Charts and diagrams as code
* start *

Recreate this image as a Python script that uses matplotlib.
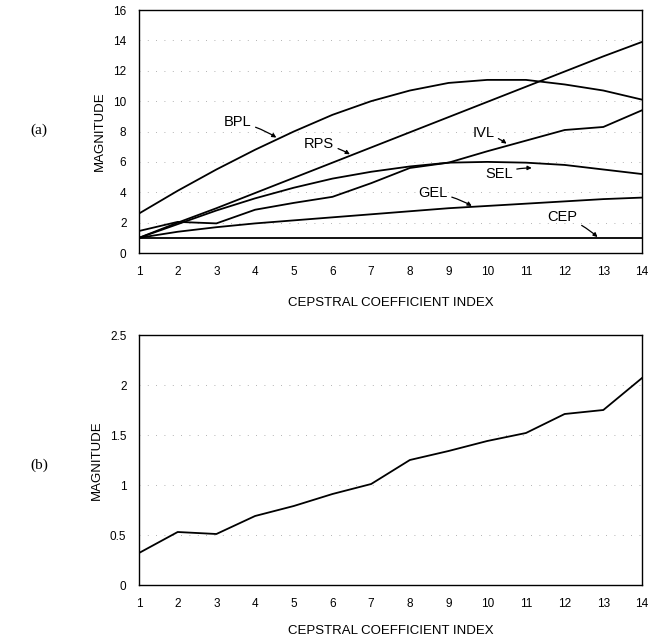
import matplotlib
matplotlib.use("Agg")
import matplotlib.pyplot as plt

# cepstral coefficient index
idx = list(range(1, 15))

# (a) lifter magnitudes
bpl = [2.6, 4.1, 5.5, 6.8, 8.0, 9.1, 10.0, 10.7, 11.2, 11.4, 11.4, 11.1, 10.7, 10.1]
rps = [1.0, 2.0, 2.95, 3.95, 4.95, 5.95, 6.95, 7.95, 8.95, 9.95, 10.95, 11.95, 12.95, 13.9]
ivl = [1.45, 2.05, 1.95, 2.85, 3.3, 3.7, 4.6, 5.6, 5.95, 6.7, 7.4, 8.1, 8.3, 9.4]
sel = [1.0, 1.9, 2.8, 3.6, 4.3, 4.9, 5.35, 5.7, 5.95, 6.0, 5.95, 5.8, 5.5, 5.2]
gel = [1.0, 1.4, 1.7, 1.95, 2.15, 2.35, 2.55, 2.75, 2.95, 3.1, 3.25, 3.4, 3.55, 3.65]
cep = [1.0] * 14

# (b)
mag_b = [0.32, 0.53, 0.51, 0.69, 0.79, 0.91, 1.01, 1.25, 1.34, 1.44, 1.52, 1.71, 1.75, 2.07]

# label text pos, arrow tip
labels = [
    ("BPL", (3.55, 8.6), (4.55, 7.6)),
    ("RPS", (5.65, 7.2), (6.45, 6.5)),
    ("IVL", (9.9, 7.9), (10.5, 7.2)),
    ("SEL", (10.3, 5.2), (11.15, 5.6)),
    ("GEL", (8.6, 3.95), (9.6, 3.1)),
    ("CEP", (11.95, 2.4), (12.85, 1.05)),
]

plt.rcParams["font.family"] = ["Liberation Sans", "DejaVu Sans"]

fig = plt.figure(figsize=(6.66, 6.43), dpi=100)
ax1 = fig.add_axes([0.2087, 0.6065, 0.7553, 0.3779])
ax2 = fig.add_axes([0.2087, 0.0902, 0.7553, 0.3888])

grid_style = dict(color="#999999", linestyle=(0, (1, 9)), linewidth=0.6)

for ax, pad in ((ax1, 14), (ax2, 11)):
    ax.set_xlim(1, 14)
    ax.set_xticks(idx)
    ax.tick_params(length=0, pad=9, labelsize=8.5)
    ax.yaxis.grid(True, **grid_style)
    ax.set_axisbelow(True)
    for s in ax.spines.values():
        s.set_linewidth(1.0)
    ax.set_xlabel("CEPSTRAL COEFFICIENT INDEX", fontsize=9.5, labelpad=pad)
    ax.set_ylabel("MAGNITUDE", fontsize=9.5, labelpad=5)

lw = 1.3
for series in (bpl, rps, ivl, sel, gel, cep):
    ax1.plot(idx, series, color="black", linewidth=lw)
ax1.set_ylim(0, 16)
ax1.set_yticks(range(0, 17, 2))

for name, txt, tip in labels:
    ax1.annotate(name, xy=tip, xytext=txt, fontsize=10.5, ha="center", va="center",
                 arrowprops=dict(arrowstyle="-|>", color="black", lw=0.9,
                                 mutation_scale=6, shrinkA=1, shrinkB=0,
                                 connectionstyle="arc3,rad=-0.1"))

ax2.plot(idx, mag_b, color="black", linewidth=lw)
ax2.set_ylim(0, 2.5)
ax2.set_yticks([0, 0.5, 1, 1.5, 2, 2.5])
ax2.set_yticklabels(["0", "0.5", "1", "1.5", "2", "2.5"])

fig.text(30 / 666, 1 - 130 / 643, "(a)", family="Liberation Serif", fontsize=11, ha="left", va="center")
fig.text(30 / 666, 1 - 465 / 643, "(b)", family="Liberation Serif", fontsize=11, ha="left", va="center")

fig.savefig("out.png", dpi=100)
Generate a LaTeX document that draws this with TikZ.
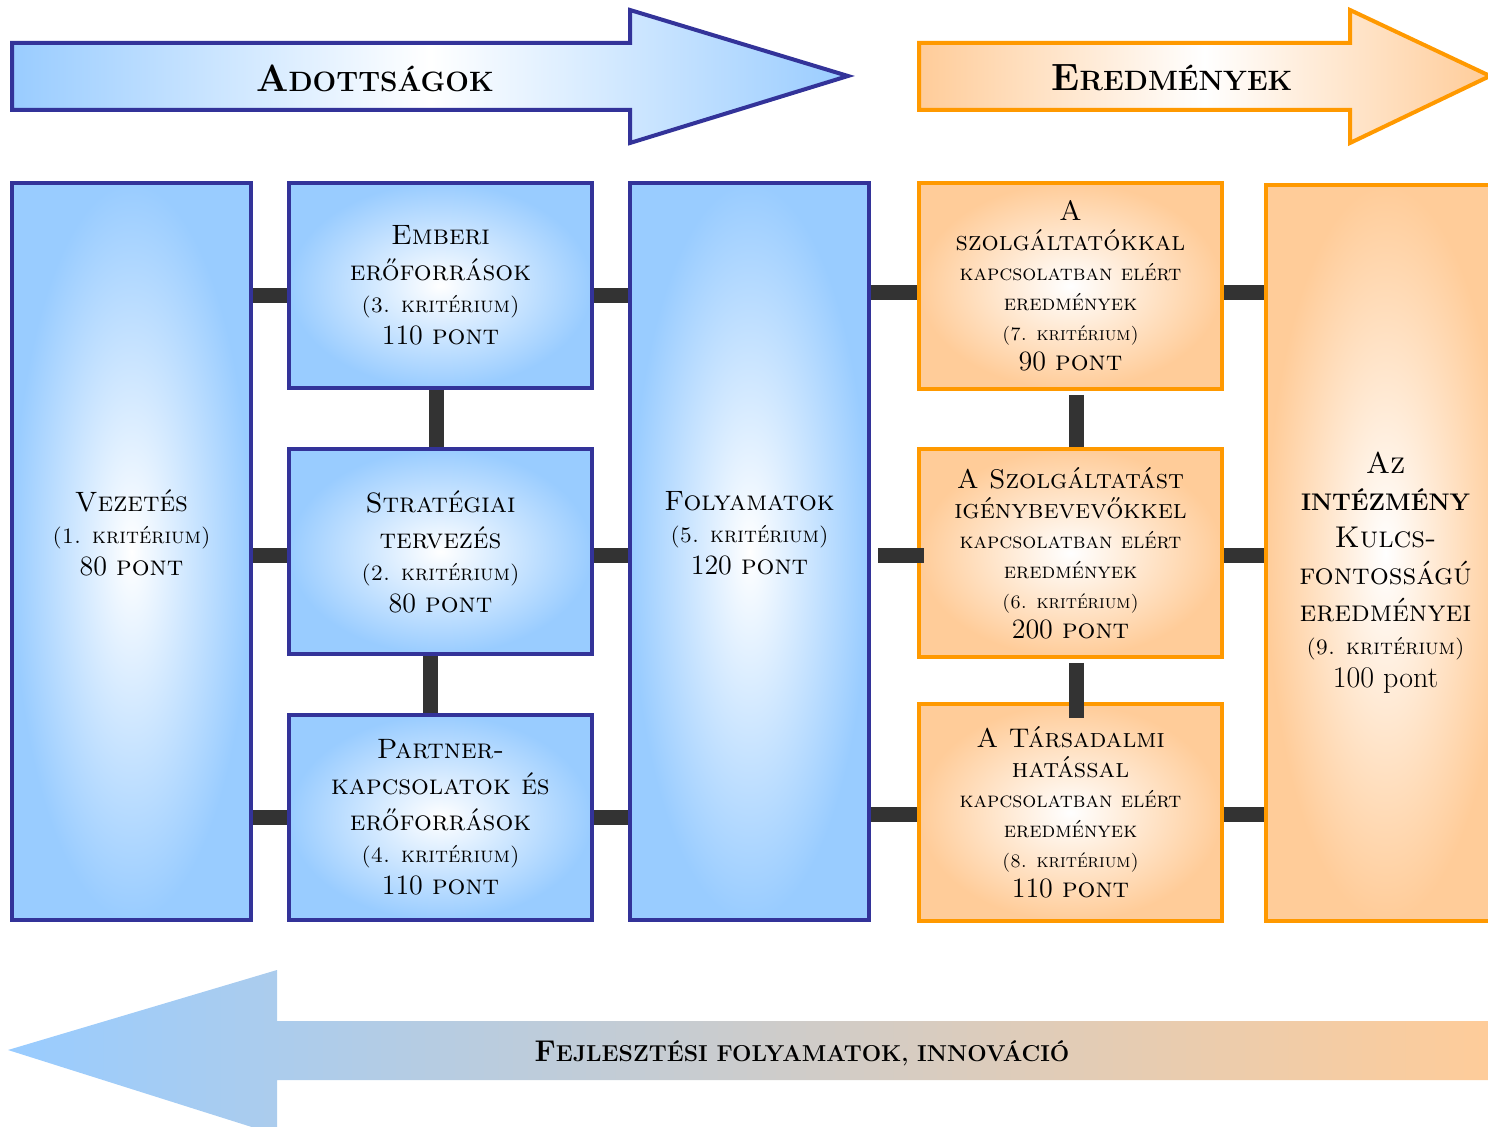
\documentclass[tikz,border=0pt]{standalone}
\usetikzlibrary{calc}

\definecolor{adfill}{HTML}{99CCFF}
\definecolor{adline}{HTML}{333399}
\definecolor{erfill}{HTML}{FFCC99}
\definecolor{erline}{HTML}{FF9900}
\definecolor{rudcol}{HTML}{333333}

\tikzset{
  kek/.style={draw=adline, line width=2pt, inner color=white, outer color=adfill,
    align=center, inner sep=0pt, font=\fontsize{14}{16}\selectfont},
  narancs/.style={draw=erline, line width=2pt, inner color=white, outer color=erfill,
    align=center, inner sep=0pt, font=\fontsize{14}{15}\selectfont},
  rud/.style={draw=rudcol, line width=7.5pt},
}
\newcommand{\krit}[1]{{\fontsize{11}{13}\selectfont\textsc{(#1. kritérium)}}}
\newcommand{\kritk}[1]{{\fontsize{9.5}{11}\selectfont\textsc{(#1. kritérium)}}}
\newcommand{\kozep}[1]{{\fontsize{11}{13}\selectfont\textsc{#1}}}

\begin{document}
\begin{tikzpicture}[x=0.5pt,y=-0.5pt]
    \useasboundingbox (0,0) rectangle (1488,1127);

    % top arrows
    \draw [draw=adline, line width=2pt, left color=adfill, right color=adfill, middle color=white]
        (12,43) -- (630,43) -- (630,10) -- (848,76) -- (630,143) -- (630,110) -- (12,110) -- cycle;
    \draw [draw=erline, line width=2pt, left color=erfill, right color=erfill, middle color=white]
        (919,43) -- (1350,43) -- (1350,10) -- (1490,76) -- (1350,143) -- (1350,110) -- (919,110) -- cycle;
    \node (adottsag) at (375,78) {\bfseries\fontsize{19}{24}\selectfont A\fontsize{14}{24}\selectfont DOTTSÁGOK};
    \node (eredmeny) at (1172,78) {\bfseries\fontsize{19}{24}\selectfont E\fontsize{14}{24}\selectfont REDMÉNYEK};

    % bottom arrow
    \shade [left color=adfill, right color=erfill]
        (8,1050) -- (277,970) -- (277,1021) -- (1500,1021) -- (1500,1080) -- (277,1080) -- (277,1135) -- cycle;
    \node (fejlesztes) at (802,1053) {\bfseries\fontsize{15}{18}\selectfont F\fontsize{11.5}{18}\selectfont EJLESZTÉSI FOLYAMATOK, INNOVÁCIÓ};

    % adottsagok
    \node [kek, minimum width=119.5pt, minimum height=368.5pt] (vezetes) at (131.5,551.5)
        {\textsc{Vezetés}\\ \krit{1}\\ 80 \textsc{pont}\\[3pt]};
    \node [kek, minimum width=151.5pt, minimum height=102.5pt] (emberi) at (440.5,285.5)
        {\textsc{Emberi}\\[2pt] \textsc{erőforrások}\\ \krit{3}\\ 110 \textsc{pont}};
    \node [kek, minimum width=151.5pt, minimum height=102.5pt] (strategia) at (440.5,551.5)
        {\textsc{Stratégiai}\\[2pt] \textsc{tervezés}\\ \krit{2}\\ 80 \textsc{pont}};
    \node [kek, minimum width=151.5pt, minimum height=102.5pt] (partner) at (440.5,817.5)
        {\textsc{Partner-}\\[2pt] \textsc{kapcsolatok és}\\[2pt] \textsc{erőforrások}\\ \krit{4}\\ 110 \textsc{pont}};
    \node [kek, minimum width=119.5pt, minimum height=368.5pt] (folyamatok) at (749.5,551.5)
        {\textsc{Folyamatok}\\ \krit{5}\\ 120 \textsc{pont}\\[3pt]};

    % eredmenyek
    \node [narancs, minimum width=151.5pt, minimum height=103pt] (szolg) at (1070.5,286)
        {\textsc{A}\\ \textsc{\fontsize{13.5}{15}\selectfont szolgáltatókkal}\\ \kozep{kapcsolatban elért}\\
         \kozep{eredmények}\\ \kritk{7}\\ 90 \textsc{pont}};
    \node [narancs, minimum width=151.5pt, minimum height=104pt] (igeny) at (1070.5,553)
        {\textsc{\fontsize{13.5}{15}\selectfont A Szolgáltatást}\\ \textsc{\fontsize{13.5}{15}\selectfont igénybevevőkkel}\\
         \kozep{kapcsolatban elért}\\ \kozep{eredmények}\\ \kritk{6}\\ 200 \textsc{pont}};
    \node [narancs, minimum width=151.5pt, minimum height=108.5pt] (tarsad) at (1070.5,812.5)
        {\textsc{\fontsize{13.5}{15}\selectfont A Társadalmi}\\ \textsc{\fontsize{13.5}{15}\selectfont hatással}\\
         \kozep{kapcsolatban elért}\\ \kozep{eredmények}\\ \kritk{8}\\ 110 \textsc{pont}};
    \node [narancs, minimum width=119.5pt, minimum height=368pt] (kulcs) at (1385.5,553) {};
    \node [align=center, font=\fontsize{15}{18.5}\selectfont] (kulcsszoveg) at ([yshift=-10pt]kulcs.center)
        {\textsc{Az}\\ {\bfseries\fontsize{12}{14}\selectfont INTÉZMÉNY}\\ \textsc{Kulcs-}\\ \textsc{fontosságú}\\
         \textsc{eredményei}\\[-2pt] {\fontsize{11}{13}\selectfont\textsc{(9. kritérium)}}\\[-2pt] 100 pont};

    % connectors
    \draw [rud] (vezetes.east |- emberi.west) ++(0,10) -- ([yshift=-5pt]emberi.west);
    \draw [rud] (vezetes.east |- strategia.west) ++(0,4) -- ([yshift=-2pt]strategia.west);
    \draw [rud] (vezetes.east |- partner.west) -- (partner.west);
    \draw [rud] ([yshift=-5pt]emberi.east) -- ([yshift=-5pt]emberi.east -| folyamatok.west);
    \draw [rud] ([yshift=-2pt]strategia.east) -- ([yshift=-2pt]strategia.east -| folyamatok.west);
    \draw [rud] (partner.east) -- (partner.east -| folyamatok.west);
    \draw [rud] ([xshift=-2pt]emberi.south) -- ([xshift=-2pt]strategia.north);
    \draw [rud] ([xshift=-5pt]strategia.south) -- ([xshift=-5pt]partner.north);
    \draw [rud] ([yshift=-3.5pt]folyamatok.east |- szolg.west) -- ([yshift=-3.5pt]szolg.west);
    \draw [rud] ([xshift=3.5pt,yshift=-1.5pt]folyamatok.east |- igeny.west) -- ([xshift=3.5pt,yshift=-1.5pt]igeny.west);
    \draw [rud] ([yshift=-1pt]folyamatok.east |- tarsad.west) -- ([yshift=-1pt]tarsad.west);
    \draw [rud] ([yshift=-3.5pt]szolg.east) -- ([yshift=-3.5pt]szolg.east -| kulcs.west);
    \draw [rud] ([yshift=-1.5pt]igeny.east) -- ([yshift=-1.5pt]igeny.east -| kulcs.west);
    \draw [rud] ([yshift=-1pt]tarsad.east) -- ([yshift=-1pt]tarsad.east -| kulcs.west);
    \draw [rud] ([xshift=3pt,yshift=-2pt]szolg.south) -- ([xshift=3pt]igeny.north);
    \draw [rud] ([xshift=3pt,yshift=-2pt]igeny.south) -- ([xshift=3pt,yshift=-8pt]tarsad.north);
\end{tikzpicture}
\end{document}
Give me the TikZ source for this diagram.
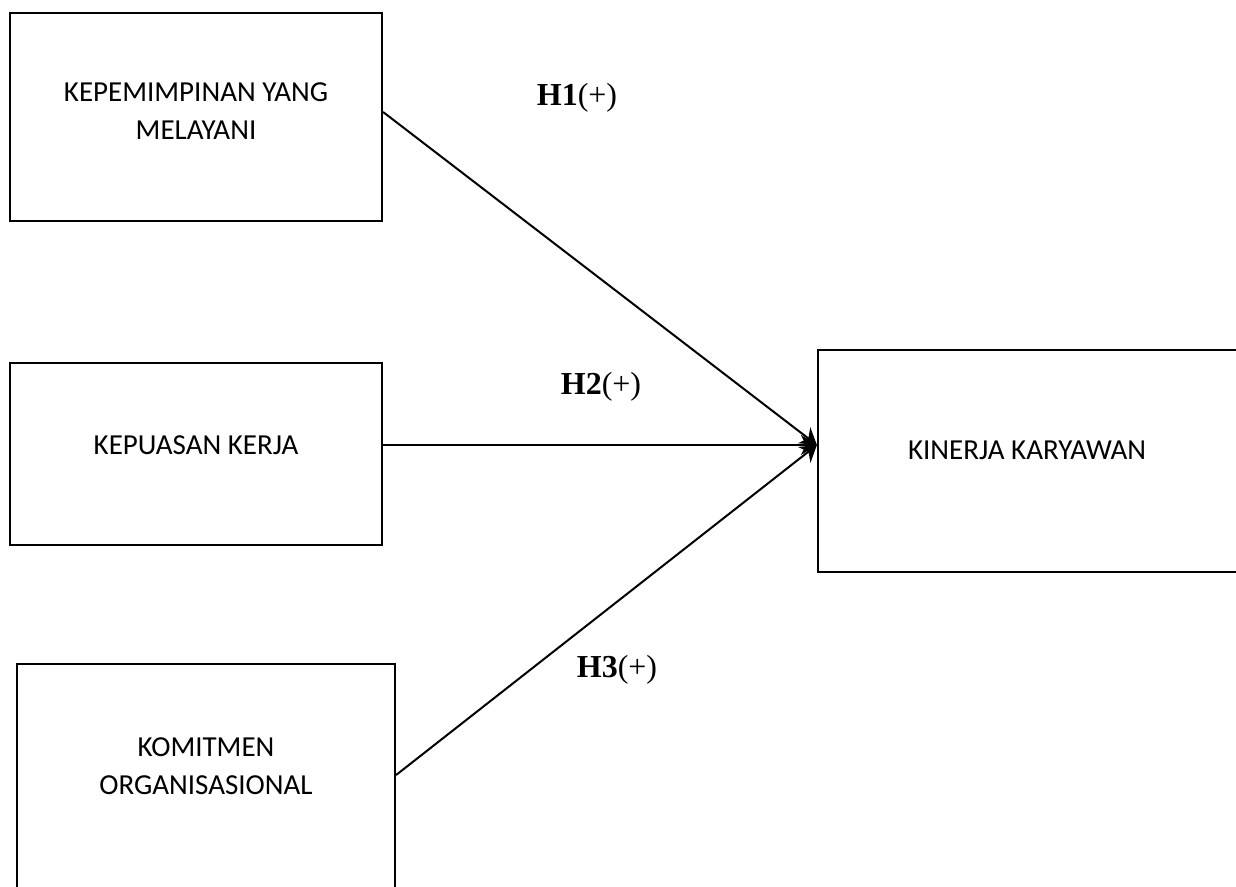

* end *

* [Stated problem]: Among the lines above, how many contain the string "that"? State the number alone.

* [The answer]: 2